Politischer Aufstieg
Im Jahr 1730 erfolgte die Erhebung in den russischen Grafenstand durch Zarin Anna Iwanowna. Sie übertrug ihrem Favoriten Ernst Johann von Biron das Amt eines kaiserlichen Oberkammerherrn am russischen Hofe. Er wurde somit einer der mächtigsten Männer Russlands. Im selben Jahr erfolgte die Erhebung in den Reichsgrafenstand durch den deutschen Kaiser.
1737[1] wurde Ernst Johann von Biron zum Nachfolger des verstorbenen Herzogs Ferdinand von Kurland und Semgallen gewählt. Da Kurland ein polnischer Vasallenstaat war, war die Bestätigung der Ernennung durch den polnischen König erforderlich, die von König August III. kurz darauf erfolgte. Dieses Regierungsamt übte das Haus Biron von Curland bis 1795 aus, jedoch mit Unterbrechungen. Nach Annas Tod wurde Biron 1740 als faktischer Regierungschef Russlands gestürzt und nach Sibirien verbannt. Unter Zarin Elisabeth wurde er ein Jahr später befreit, jedoch erst von Zarin Katharina II. 1763 wieder als regierender Herzog in Kurland installiert. 1769 übergab er das Amt an seinen Sohn Peter von Biron; er starb 1772 in der Residenz Mitau.

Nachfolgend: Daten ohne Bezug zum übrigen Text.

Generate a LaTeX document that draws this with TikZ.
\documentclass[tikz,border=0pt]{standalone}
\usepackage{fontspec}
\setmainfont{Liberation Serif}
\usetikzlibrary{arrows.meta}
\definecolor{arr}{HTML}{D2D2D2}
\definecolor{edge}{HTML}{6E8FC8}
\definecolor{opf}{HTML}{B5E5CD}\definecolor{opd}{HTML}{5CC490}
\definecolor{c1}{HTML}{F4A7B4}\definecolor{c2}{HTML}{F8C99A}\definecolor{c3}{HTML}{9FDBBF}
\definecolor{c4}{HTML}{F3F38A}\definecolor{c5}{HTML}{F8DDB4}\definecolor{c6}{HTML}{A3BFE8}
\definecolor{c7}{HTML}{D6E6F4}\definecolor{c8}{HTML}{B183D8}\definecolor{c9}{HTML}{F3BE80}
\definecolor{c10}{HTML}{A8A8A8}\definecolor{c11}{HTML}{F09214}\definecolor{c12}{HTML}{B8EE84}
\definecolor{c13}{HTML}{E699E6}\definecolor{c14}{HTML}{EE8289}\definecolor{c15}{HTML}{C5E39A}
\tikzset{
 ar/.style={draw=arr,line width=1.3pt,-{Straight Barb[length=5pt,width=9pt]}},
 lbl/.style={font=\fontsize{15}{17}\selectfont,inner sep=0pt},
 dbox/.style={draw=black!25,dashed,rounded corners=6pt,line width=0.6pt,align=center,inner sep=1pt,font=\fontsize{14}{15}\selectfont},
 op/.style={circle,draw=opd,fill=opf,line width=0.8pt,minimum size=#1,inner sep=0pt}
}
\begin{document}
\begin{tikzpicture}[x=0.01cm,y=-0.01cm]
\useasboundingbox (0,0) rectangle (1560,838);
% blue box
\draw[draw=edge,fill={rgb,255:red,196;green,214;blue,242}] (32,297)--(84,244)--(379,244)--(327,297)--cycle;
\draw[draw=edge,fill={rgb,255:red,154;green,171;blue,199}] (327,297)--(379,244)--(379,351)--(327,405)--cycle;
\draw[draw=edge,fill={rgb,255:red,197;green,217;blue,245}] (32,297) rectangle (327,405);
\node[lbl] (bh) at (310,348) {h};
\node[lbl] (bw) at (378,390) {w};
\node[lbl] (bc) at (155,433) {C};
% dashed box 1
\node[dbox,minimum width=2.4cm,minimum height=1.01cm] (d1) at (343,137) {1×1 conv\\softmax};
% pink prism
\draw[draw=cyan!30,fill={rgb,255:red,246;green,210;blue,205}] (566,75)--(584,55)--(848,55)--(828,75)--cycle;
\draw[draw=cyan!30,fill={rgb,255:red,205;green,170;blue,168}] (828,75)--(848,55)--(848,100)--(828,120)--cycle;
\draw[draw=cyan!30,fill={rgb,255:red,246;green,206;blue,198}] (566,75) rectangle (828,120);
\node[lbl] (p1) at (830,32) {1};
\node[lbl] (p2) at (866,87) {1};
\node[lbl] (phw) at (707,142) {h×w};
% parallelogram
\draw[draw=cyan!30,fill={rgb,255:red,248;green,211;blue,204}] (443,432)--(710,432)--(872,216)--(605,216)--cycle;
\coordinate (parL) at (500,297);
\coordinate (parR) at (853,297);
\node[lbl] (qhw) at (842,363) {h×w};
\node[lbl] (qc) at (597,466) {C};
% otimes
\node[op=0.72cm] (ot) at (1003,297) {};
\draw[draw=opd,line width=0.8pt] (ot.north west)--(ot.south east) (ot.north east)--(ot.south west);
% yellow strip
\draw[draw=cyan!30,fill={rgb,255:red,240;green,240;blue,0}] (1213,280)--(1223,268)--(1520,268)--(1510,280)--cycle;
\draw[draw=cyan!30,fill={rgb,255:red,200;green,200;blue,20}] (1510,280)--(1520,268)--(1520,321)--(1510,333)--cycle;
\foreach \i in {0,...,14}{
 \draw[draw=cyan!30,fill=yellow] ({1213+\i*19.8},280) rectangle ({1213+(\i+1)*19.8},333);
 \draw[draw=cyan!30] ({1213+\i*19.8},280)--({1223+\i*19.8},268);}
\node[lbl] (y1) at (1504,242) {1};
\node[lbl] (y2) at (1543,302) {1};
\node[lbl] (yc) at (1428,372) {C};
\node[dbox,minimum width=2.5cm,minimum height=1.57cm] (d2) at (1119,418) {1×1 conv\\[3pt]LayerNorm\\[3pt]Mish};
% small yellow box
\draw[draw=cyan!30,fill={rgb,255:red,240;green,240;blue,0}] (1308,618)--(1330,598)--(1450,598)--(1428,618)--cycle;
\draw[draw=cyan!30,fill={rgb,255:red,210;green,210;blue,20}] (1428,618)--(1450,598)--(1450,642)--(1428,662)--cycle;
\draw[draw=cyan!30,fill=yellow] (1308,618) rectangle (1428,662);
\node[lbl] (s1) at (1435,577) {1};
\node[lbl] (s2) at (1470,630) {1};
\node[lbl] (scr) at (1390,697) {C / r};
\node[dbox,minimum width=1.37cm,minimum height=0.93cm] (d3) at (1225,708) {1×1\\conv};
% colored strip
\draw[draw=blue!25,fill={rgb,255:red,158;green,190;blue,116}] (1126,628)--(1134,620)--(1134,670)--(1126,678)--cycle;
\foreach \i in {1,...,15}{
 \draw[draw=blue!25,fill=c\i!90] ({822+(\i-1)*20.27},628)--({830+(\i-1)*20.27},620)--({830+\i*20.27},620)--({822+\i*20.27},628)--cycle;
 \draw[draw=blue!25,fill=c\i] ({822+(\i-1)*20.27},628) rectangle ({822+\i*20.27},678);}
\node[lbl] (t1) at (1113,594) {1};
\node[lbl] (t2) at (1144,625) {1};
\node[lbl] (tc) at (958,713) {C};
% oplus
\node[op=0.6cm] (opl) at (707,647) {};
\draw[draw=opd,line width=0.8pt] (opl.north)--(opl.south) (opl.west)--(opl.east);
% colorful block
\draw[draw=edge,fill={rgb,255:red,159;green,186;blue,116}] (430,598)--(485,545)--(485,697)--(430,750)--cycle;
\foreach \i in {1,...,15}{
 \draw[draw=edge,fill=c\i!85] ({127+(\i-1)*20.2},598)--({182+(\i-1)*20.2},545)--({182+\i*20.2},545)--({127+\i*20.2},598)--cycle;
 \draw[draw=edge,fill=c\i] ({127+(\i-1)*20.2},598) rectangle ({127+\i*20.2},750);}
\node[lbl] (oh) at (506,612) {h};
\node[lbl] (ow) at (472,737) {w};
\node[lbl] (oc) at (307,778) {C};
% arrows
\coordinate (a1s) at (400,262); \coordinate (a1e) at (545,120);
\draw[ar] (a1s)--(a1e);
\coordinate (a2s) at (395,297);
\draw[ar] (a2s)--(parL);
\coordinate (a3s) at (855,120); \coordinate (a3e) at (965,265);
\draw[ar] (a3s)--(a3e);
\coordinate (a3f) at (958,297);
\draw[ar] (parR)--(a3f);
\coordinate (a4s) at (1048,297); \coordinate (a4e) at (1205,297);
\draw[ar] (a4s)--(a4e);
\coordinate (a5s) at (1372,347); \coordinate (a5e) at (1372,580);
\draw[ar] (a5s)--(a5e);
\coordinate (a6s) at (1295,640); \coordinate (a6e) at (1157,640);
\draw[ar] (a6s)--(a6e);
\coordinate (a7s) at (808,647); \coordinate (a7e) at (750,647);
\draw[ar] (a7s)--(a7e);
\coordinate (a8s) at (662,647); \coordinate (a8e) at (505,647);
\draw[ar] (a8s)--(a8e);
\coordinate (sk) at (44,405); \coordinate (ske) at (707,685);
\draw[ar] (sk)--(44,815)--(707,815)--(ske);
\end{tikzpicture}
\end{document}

Durch die dritte Teilung Polens 1795 entfiel die Lehnshoheit des polnischen Königs August Poniatowski und Kurland wurde Russland einverleibt. Herzog Peter von Kurland wurde nun von Zarin Katharina zur Abdankung gezwungen, wobei ihm eine jährliche Rente von 25.000 Dukaten und ein Wittum für seine Gemahlin zugesprochen wurden. Für seine kurländischen Besitzungen erhielt er zwei Millionen Rubel. Anschließend begab er sich mit seiner Familie in sein 1786 erworbenes Titular-Herzogtum Sagan im preußischen Schlesien. In Niederschlesien hatte bereits sein Vater 1734 die Freie Standesherrschaft Groß Wartenberg erworben, die dessen zweiter Sohn Carl Ernst erbte. Peter kaufte mittels seiner russischen Abfindung und Rente nun nacheinander Residenzen in Berlin und Prag, die Herrschaften Deutsch Wartenberg und Nettkow in Niederschlesien sowie die Herrschaften Nachod und Chwalkowitz in Böhmen. Seine vier – skandalumwitterten – Töchter erbten all diese Besitzungen. Seinem Neffen Gustav Kalixt von Biron blieb lediglich der vom Großvater herrührende schlesische Besitz Groß Wartenberg, der seinen Nachfahren 1945 enteignet wurde. Diese führen bis heute den Nachnamen Prinz bzw. Prinzessin Biron von Curland und das obsolete Prädikat Durchlaucht (siehe Stammtafel[2]).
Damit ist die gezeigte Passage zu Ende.